Sarah Palin’s use of lamestream, however, brought it back to life. Doonesbury quoted her, and the OED antedates it to 1995. Also a keeper.
(Deep state? 1997. Drain the swamp? Ronald Reagan, 1982.)
History repeated itself during the scamdemic of the Wu flu: Right-wing assholes came up with nearly a dozen euphemisms to evade censorship by troons at Twitter and Facebook, while progressives, and right-liberals in government office, flooded the zone with society-altering catchphrases (we’re all in this together; two weeks to stop the spread).
Herein, I categorize right-wing lexemes under the neutral heading SARS-CoV‑2.
(For reference, social distancing in directly applicable senses antedates to 2004.)

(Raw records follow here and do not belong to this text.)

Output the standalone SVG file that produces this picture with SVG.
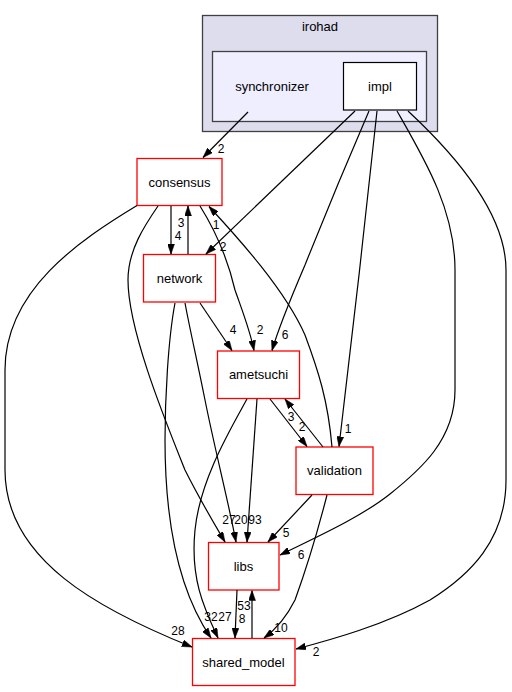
<svg xmlns="http://www.w3.org/2000/svg" width="512" height="692" viewBox="0 0 512 692">
<style>
.cl{stroke:#404040;stroke-width:1.3}
.nd{fill:#ffffff;stroke:#ff0000;stroke-width:1.3}
.t{font-family:"Liberation Sans",Arial,sans-serif;font-size:13px;fill:#000;text-anchor:middle}
.el{font-family:"Liberation Sans",Arial,sans-serif;font-size:12px;fill:#000;text-anchor:middle}
.e{fill:none;stroke:#000;stroke-width:1.2;marker-end:url(#ah)}
</style>
<defs>
<marker id="ah" viewBox="0 0 10 7" refX="10" refY="3.5" markerWidth="10" markerHeight="7" markerUnits="userSpaceOnUse" orient="auto">
<path d="M0,0 L10,3.5 L0,7 z" fill="#000" stroke="#000" stroke-width="0.5"/>
</marker>
</defs>
<rect width="512" height="692" fill="#ffffff"/>
<g id="cluster_irohad">
<rect class="cl" x="202.5" y="15.5" width="235" height="116" fill="#ddddee"/>
<text class="t" x="320" y="31">irohad</text>
</g>
<g id="cluster_synchronizer">
<rect class="cl" x="212.5" y="51.5" width="214" height="70" fill="#eeeeff"/>
<text class="t" x="272" y="90.5">synchronizer</text>
</g>
<g id="node_impl">
<rect x="343.5" y="62.5" width="73" height="47.5" fill="#ffffff" stroke="#000" stroke-width="1.2"/>
<text class="t" x="380" y="90.5">impl</text>
</g>
<g id="node_consensus">
<rect class="nd" x="137" y="158.5" width="85" height="47"/>
<text class="t" x="179.5" y="186.5">consensus</text>
</g>
<g id="node_network">
<rect class="nd" x="143.5" y="254.5" width="72" height="47.5"/>
<text class="t" x="179.5" y="282.5">network</text>
</g>
<g id="node_ametsuchi">
<rect class="nd" x="217.5" y="351" width="82" height="47.5"/>
<text class="t" x="258.5" y="379">ametsuchi</text>
</g>
<g id="node_validation">
<rect class="nd" x="296" y="447" width="77" height="47.5"/>
<text class="t" x="334.5" y="475">validation</text>
</g>
<g id="node_libs">
<rect class="nd" x="208.5" y="542.5" width="70.5" height="47.5"/>
<text class="t" x="243.5" y="570.5">libs</text>
</g>
<g id="node_shared_model">
<rect class="nd" x="192.5" y="638.5" width="102.5" height="47"/>
<text class="t" x="243.5" y="666.5">shared_model</text>
</g>
<g id="connectors">
<path class="e" d="M248,112 L203,157.5"/>
<text class="el" x="221" y="153">2</text>
<path class="e" d="M355,111 L206,254"/>
<text class="el" x="223" y="251">2</text>
<path class="e" d="M369,111 C350,155 325,215 305,265 C290,300 278,330 272,350.5"/>
<text class="el" x="285" y="339">6</text>
<path class="e" d="M377,111 C370,180 345,400 339,446.5"/>
<text class="el" x="348" y="433">1</text>
<path class="e" d="M397,111 C425,160 455,210 455,270 L455,390 C455,440 420,470 390,494 C360,518 310,540 280,555"/>
<text class="el" x="301" y="559">6</text>
<path class="e" d="M408,111 C450,150 506,210 506,270 L506,480 C506,540 470,575 430,600 C385,625 330,640 296,649"/>
<text class="el" x="316" y="656">2</text>
<path class="e" d="M171,206 L171,254"/>
<text class="el" x="178" y="240">4</text>
<path class="e" d="M188,254 L188,206"/>
<text class="el" x="181" y="227">3</text>
<path class="e" d="M200,206 C215,230 228,260 235,290 C242,310 250,330 254,350.5"/>
<text class="el" x="260" y="334">2</text>
<path class="e" d="M158,206 C145,225 128,250 128,280 C128,330 165,420 185,470 C200,500 215,525 225,542"/>
<text class="el" x="229" y="524">27</text>
<path class="e" d="M137,205.5 C80,240 5,290 5,370 L5,470 C5,560 100,610 192,647"/>
<text class="el" x="178" y="635">28</text>
<path class="e" d="M200,303 L232,350.5"/>
<text class="el" x="233" y="334">4</text>
<path class="e" d="M185,303 C190,330 197,360 205,400 C215,450 228,500 236,542"/>
<text class="el" x="241" y="524">20</text>
<path class="e" d="M175,303 C168,340 165,400 165,440 C165,520 178,590 211,638"/>
<text class="el" x="211" y="620.5">32</text>
<path class="e" d="M247,399 C230,430 200,480 195,530 C190,580 205,610 218,638"/>
<text class="el" x="225" y="620.5">27</text>
<path class="e" d="M270,399 L307,446.5"/>
<text class="el" x="302" y="431">2</text>
<path class="e" d="M323,447 L285,399"/>
<text class="el" x="291" y="421">3</text>
<path class="e" d="M332,447 C328,400 318,370 305,335 C285,290 240,240 209,206.5"/>
<text class="el" x="216" y="229">1</text>
<path class="e" d="M257,399 L247,542"/>
<text class="el" x="255" y="524">93</text>
<path class="e" d="M312,495 L268,542"/>
<text class="el" x="286" y="537">5</text>
<path class="e" d="M327,495 C318,530 307,567 295,600 C285,620 275,630 264,638"/>
<text class="el" x="281" y="632">10</text>
<path class="e" d="M237,590 L235,638"/>
<text class="el" x="242" y="623">8</text>
<path class="e" d="M252,638 L252,590.5"/>
<text class="el" x="244" y="610">53</text>
</g>
</svg>
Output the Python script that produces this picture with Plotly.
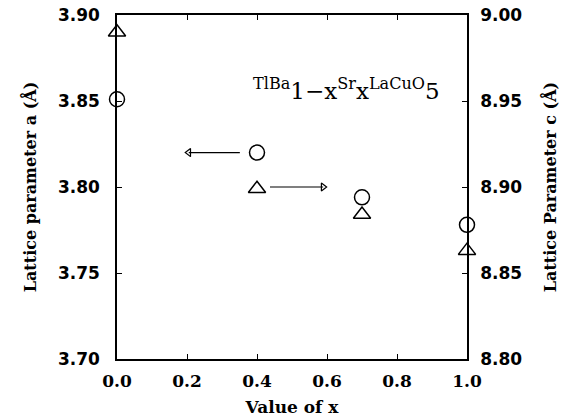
import plotly.graph_objects as go

# Data
x_vals = [0.0, 0.4, 0.7, 1.0]
a_vals = [3.851, 3.820, 3.794, 3.778]      # left axis, circles
c_vals = [8.990, 8.899, 8.884, 8.863]      # right axis, triangles

x_ticks = [0.0, 0.2, 0.4, 0.6, 0.8, 1.0]
x_ticklabels = ["0.0", "0.2", "0.4", "0.6", "0.8", "1.0"]
a_ticks = [3.70, 3.75, 3.80, 3.85, 3.90]
a_ticklabels = ["3.70", "3.75", "3.80", "3.85", "3.90"]
c_ticks = [8.80, 8.85, 8.90, 8.95, 9.00]
c_ticklabels = ["8.80", "8.85", "8.90", "8.95", "9.00"]

# arrows (x from tail to tip, y on left axis)
arrow_left_x = [0.351, 0.205]
arrow_left_y = [3.820, 3.820]
arrow_right_x = [0.437, 0.589]
arrow_right_y = [3.800, 3.800]

# formula label (element symbols raised, stoichiometry at baseline as in the original)
formula_text = "<sup>TlBa</sup>1−x<sup>Sr</sup>x<sup>LaCuO</sup>5"
formula_x, formula_y = 0.657, 3.857

serif = "DejaVu Serif"
sans = "DejaVu Sans"

fig = go.Figure()

fig.add_trace(go.Scatter(
    x=x_vals, y=a_vals, mode="markers",
    marker=dict(symbol="circle-open", size=15, color="black", line=dict(width=1.5)),
    cliponaxis=False, showlegend=False))

fig.add_trace(go.Scatter(
    x=x_vals, y=c_vals, mode="markers", yaxis="y2",
    marker=dict(symbol="triangle-up-open", size=15, color="black", line=dict(width=1.5)),
    cliponaxis=False, showlegend=False))

# arrows
fig.add_trace(go.Scatter(
    x=arrow_left_x, y=arrow_left_y, mode="lines", line=dict(color="black", width=1.2),
    showlegend=False, hoverinfo="skip"))
fig.add_trace(go.Scatter(
    x=[arrow_left_x[1]], y=[arrow_left_y[1]], mode="markers",
    marker=dict(symbol="triangle-left-open", size=7, color="black", line=dict(width=1.2)),
    showlegend=False, hoverinfo="skip"))
fig.add_trace(go.Scatter(
    x=arrow_right_x, y=arrow_right_y, mode="lines", line=dict(color="black", width=1.2),
    showlegend=False, hoverinfo="skip"))
fig.add_trace(go.Scatter(
    x=[arrow_right_x[1]], y=[arrow_right_y[1]], mode="markers",
    marker=dict(symbol="triangle-right-open", size=7, color="black", line=dict(width=1.2)),
    showlegend=False, hoverinfo="skip"))

fig.add_annotation(x=formula_x, y=formula_y, xref="x", yref="y", text=formula_text,
                   showarrow=False, xanchor="center", yanchor="middle",
                   font=dict(family=serif, size=23, color="black"))

tick_font = dict(family=sans, size=17, color="black", weight="bold")
x_font = dict(family=serif, size=17, color="black", weight="bold")
title_font = dict(family=serif, size=16, color="black", weight="bold")

fig.update_layout(
    width=568, height=420,
    margin=dict(l=117, r=101, t=15, b=61),
    paper_bgcolor="white", plot_bgcolor="white",
    xaxis=dict(range=[0, 1], tickvals=x_ticks, ticktext=x_ticklabels,
               ticks="inside", ticklen=5, tickwidth=1.2, tickcolor="black",
               showline=True, linecolor="black", linewidth=1.5, mirror="ticks",
               showgrid=False, zeroline=False, ticklabelstandoff=6, automargin=False,
               tickfont=x_font,
               title=dict(text="Value of x", font=dict(family=serif, size=17, color="black", weight="bold"),
                          standoff=11)),
    yaxis=dict(range=[3.70, 3.90], tickvals=a_ticks, ticktext=a_ticklabels,
               ticks="inside", ticklen=5, tickwidth=1.2, tickcolor="black",
               showline=True, linecolor="black", linewidth=1.5,
               showgrid=False, zeroline=False, ticklabelstandoff=12, automargin=False,
               tickfont=tick_font,
               title=dict(text="Lattice parameter a (Å)", font=title_font, standoff=17)),
    yaxis2=dict(range=[8.80, 9.00], tickvals=c_ticks, ticktext=c_ticklabels,
                overlaying="y", side="right",
                ticks="inside", ticklen=5, tickwidth=1.2, tickcolor="black",
                showline=True, linecolor="black", linewidth=1.5,
                showgrid=False, zeroline=False, ticklabelstandoff=8, automargin=False,
                tickfont=tick_font,
                title=dict(text="Lattice Parameter c (Å)", font=title_font, standoff=24)),
)

fig.write_html("out.html")
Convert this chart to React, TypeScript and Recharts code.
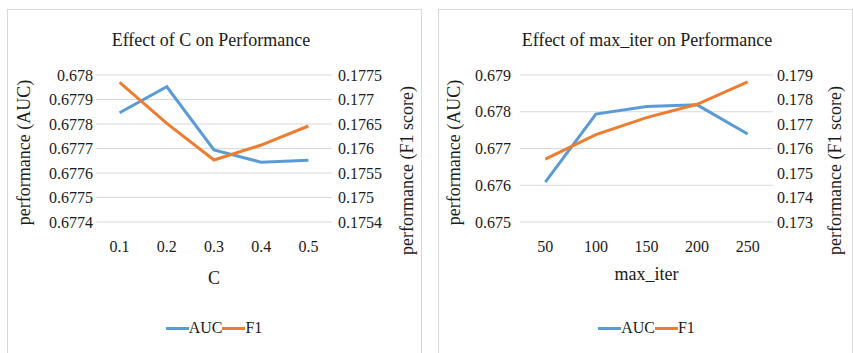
import React from 'react';
import { LineChart, Line, XAxis, YAxis, CartesianGrid, Legend } from 'recharts';

// ---- Chart 1: Effect of C ----
const C_CATEGORIES = ['0.1', '0.2', '0.3', '0.4', '0.5'];
const C_AUC = [0.677846, 0.677952, 0.677694, 0.677644, 0.677652];
const C_F1 = [0.177351, 0.176514, 0.175765, 0.176071, 0.176459];
const C_AUC_TICKS = [0.6774, 0.6775, 0.6776, 0.6777, 0.6778, 0.6779, 0.678];
const C_AUC_TICK_LABELS = ['0.6774', '0.6775', '0.6776', '0.6777', '0.6778', '0.6779', '0.678'];
const C_F1_TICKS = [0.1745, 0.175, 0.1755, 0.176, 0.1765, 0.177, 0.1775];
const C_F1_TICK_LABELS = ['0.1754', '0.175', '0.1755', '0.176', '0.1765', '0.177', '0.1775'];

// ---- Chart 2: Effect of max_iter ----
const ITER_CATEGORIES = ['50', '100', '150', '200', '250'];
const ITER_AUC = [0.676087, 0.677936, 0.678141, 0.678188, 0.677394];
const ITER_F1 = [0.17557, 0.17657, 0.17726, 0.177806, 0.178724];
const ITER_AUC_TICKS = [0.675, 0.676, 0.677, 0.678, 0.679];
const ITER_AUC_TICK_LABELS = ['0.675', '0.676', '0.677', '0.678', '0.679'];
const ITER_F1_TICKS = [0.173, 0.174, 0.175, 0.176, 0.177, 0.178, 0.179];
const ITER_F1_TICK_LABELS = ['0.173', '0.174', '0.175', '0.176', '0.177', '0.178', '0.179'];

const BLUE = '#5B9BD5';
const ORANGE = '#ED7D31';
const GRID = '#d9d9d9';
const TEXT = '#1a1a1a';
const FONT = 'Liberation Serif';

type PanelProps = {
  left: number;
  title: string;
  xLabel: string;
  categories: string[];
  auc: number[];
  f1: number[];
  aucTicks: number[];
  aucTickLabels: string[];
  f1Ticks: number[];
  f1TickLabels: string[];
  margin: { top: number; right: number; bottom: number; left: number };
  xAxisHeight: number;
  xPad: number;
  leftTickMargin: number;
  rightTickMargin: number;
  xLabelOffset: number;
  leftLabelDx: number;
  rightLabelDx: number;
  titleCenter: number;
};

const W = 415;
const H = 344;

const vLabel = (value: string, dx: number, dy: number) => (props: any) => {
  const vb = props.viewBox || {};
  const cx = (vb.x || 0) + dx;
  const cy = (vb.y || 0) + (vb.height || 0) / 2 + dy;
  return (
    <text
      x={cx}
      y={cy}
      transform={`rotate(-90, ${cx}, ${cy})`}
      textAnchor="middle"
      dominantBaseline="central"
      style={{ fontFamily: FONT }}
      fontSize={18}
      fill={TEXT}
    >
      {value}
    </text>
  );
};

const renderLegend = () => (
  <div
    style={{
      display: 'flex',
      justifyContent: 'center',
      alignItems: 'center',
      height: 20,
      fontFamily: FONT,
      fontSize: 16,
      color: TEXT,
    }}
  >
    <span style={{ display: 'inline-block', width: 23, height: 3, background: BLUE }} />
    <span>AUC</span>
    <span style={{ display: 'inline-block', width: 23, height: 3, background: ORANGE }} />
    <span>F1</span>
  </div>
);

const Panel = (p: PanelProps) => {
  const data = p.categories.map((c, i) => ({ cat: c, AUC: p.auc[i], F1: p.f1[i] }));
  const fmt = (ticks: number[], labels: string[]) => (v: number) => {
    let best = 0;
    for (let i = 0; i < ticks.length; i++) {
      if (Math.abs(ticks[i] - v) < Math.abs(ticks[best] - v)) best = i;
    }
    return labels[best];
  };
  const tickStyle = { fontFamily: FONT, fontSize: 16, fill: TEXT, style: { fontFamily: FONT } };
  return (
    <div
      style={{
        position: 'absolute',
        left: p.left,
        top: 9,
        width: W,
        height: 350,
        border: `1px solid ${GRID}`,
        boxSizing: 'border-box',
        background: '#fff',
        fontFamily: FONT,
      }}
    >
      <div
        style={{
          position: 'absolute',
          left: p.titleCenter - 200,
          width: 400,
          top: 19,
          textAlign: 'center',
          fontFamily: FONT,
          fontSize: 18,
          lineHeight: '22px',
          color: TEXT,
        }}
      >
        {p.title}
      </div>
      <div style={{ position: 'absolute', left: 0, top: 0 }}>
        <LineChart width={W} height={H} data={data} margin={p.margin} style={{ fontFamily: FONT }}>
          <CartesianGrid yAxisId="left" vertical={false} stroke={GRID} strokeWidth={1} />
          <XAxis
            dataKey="cat"
            axisLine={false}
            tickLine={false}
            tickSize={0}
            tickMargin={19}
            height={p.xAxisHeight}
            padding={{ left: p.xPad, right: p.xPad }}
            tick={tickStyle}
            interval={0}
            label={{
              value: p.xLabel,
              position: 'insideTop',
              offset: p.xLabelOffset,
              fontFamily: FONT,
              style: { fontFamily: FONT },
              fontSize: 18,
              fill: TEXT,
            }}
          />
          <YAxis
            yAxisId="left"
            orientation="left"
            width={80}
            domain={[p.aucTicks[0], p.aucTicks[p.aucTicks.length - 1]]}
            ticks={p.aucTicks}
            tickFormatter={fmt(p.aucTicks, p.aucTickLabels)}
            axisLine={false}
            tickLine={false}
            tickSize={0}
            tickMargin={p.leftTickMargin}
            tick={tickStyle}
            interval={0}
            label={vLabel('performance (AUC)', p.leftLabelDx, 4)}
          />
          <YAxis
            yAxisId="right"
            orientation="right"
            width={80}
            domain={[p.f1Ticks[0], p.f1Ticks[p.f1Ticks.length - 1]]}
            ticks={p.f1Ticks}
            tickFormatter={fmt(p.f1Ticks, p.f1TickLabels)}
            axisLine={false}
            tickLine={false}
            tickSize={0}
            tickMargin={p.rightTickMargin}
            tick={{ ...tickStyle, textAnchor: 'start' }}
            interval={0}
            label={vLabel('performance (F1 score)', p.rightLabelDx, 22)}
          />
          <Legend verticalAlign="bottom" content={renderLegend} />
          <Line
            yAxisId="left"
            type="linear"
            dataKey="AUC"
            stroke={BLUE}
            strokeWidth={3}
            dot={false}
            activeDot={false}
            isAnimationActive={false}
          />
          <Line
            yAxisId="right"
            type="linear"
            dataKey="F1"
            stroke={ORANGE}
            strokeWidth={3}
            dot={false}
            activeDot={false}
            isAnimationActive={false}
          />
        </LineChart>
      </div>
    </div>
  );
};

export default function App() {
  return (
    <div
      style={{
        position: 'absolute',
        left: 0,
        top: 0,
        width: 853,
        height: 353,
        overflow: 'hidden',
        background: '#fff',
        fontFamily: FONT,
      }}
    >
      <Panel
        left={7}
        title="Effect of C on Performance"
        xLabel="C"
        categories={C_CATEGORIES}
        auc={C_AUC}
        f1={C_F1}
        aucTicks={C_AUC_TICKS}
        aucTickLabels={C_AUC_TICK_LABELS}
        f1Ticks={C_F1_TICKS}
        f1TickLabels={C_F1_TICK_LABELS}
        margin={{ top: 65, right: 11, bottom: 16, left: 8 }}
        xAxisHeight={96}
        xPad={23.6}
        leftTickMargin={3}
        rightTickMargin={6}
        xLabelOffset={49}
        leftLabelDx={8}
        rightLabelDx={75}
        titleCenter={203}
      />
      <Panel
        left={438}
        title="Effect of max_iter on Performance"
        xLabel="max_iter"
        categories={ITER_CATEGORIES}
        auc={ITER_AUC}
        f1={ITER_F1}
        aucTicks={ITER_AUC_TICKS}
        aucTickLabels={ITER_AUC_TICK_LABELS}
        f1Ticks={ITER_F1_TICKS}
        f1TickLabels={ITER_F1_TICK_LABELS}
        margin={{ top: 65, right: 1, bottom: 16, left: 1 }}
        xAxisHeight={96}
        xPad={25.3}
        leftTickMargin={9}
        rightTickMargin={4}
        xLabelOffset={45}
        leftLabelDx={14}
        rightLabelDx={62}
        titleCenter={208}
      />
    </div>
  );
}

I have changed my mind on this one ↑
I am not including a set of coinages that are well-attested by our enemies, as by government-funded soi-disant anti-hate groups and equally-government-funded anti-hate researchers.
Anyone who has read coverage in the régime media of far-right groups will be familiar with this set of terms. The core lexeme here is incel; every shitlib tells herself she knows what one of those is. Maybe incels shouldn’t quite be genocided off the face of the earth, she thinks, but they’re a problem, obviously. (Aren’t they?)
A number of terms associated with neo-Nazis, a subculture that exists only in Nordic countries (cf. Stieg Larsson), are also familiar.
88 means HH means “Heil Hitler.”
The 14 words are “We must secure the existence of our people and a future for White children,” as even Old Farmer’s Wikipedia will tell you.
Such lexemes can be productively combined (1488).
As with neocon/paleocon, these slang terms are decades old and are not neologisms. Really, their only use today is in memes that riff on American History X. And you’ll never find a libtard who poasts an image macro like that.
Interestingly enough, almost all the new vocabulary from QAnon is so well established that those ‑logisms are no longer neo‑ (or Morpheo‑). Words travel fast.
I will continue to pick away at the corpus and this elucidation over time. Of interest are coinages from individual right-wing personalities, usage of which immediately brings the relevant personality to mind: how this make u feel? evokes BAP.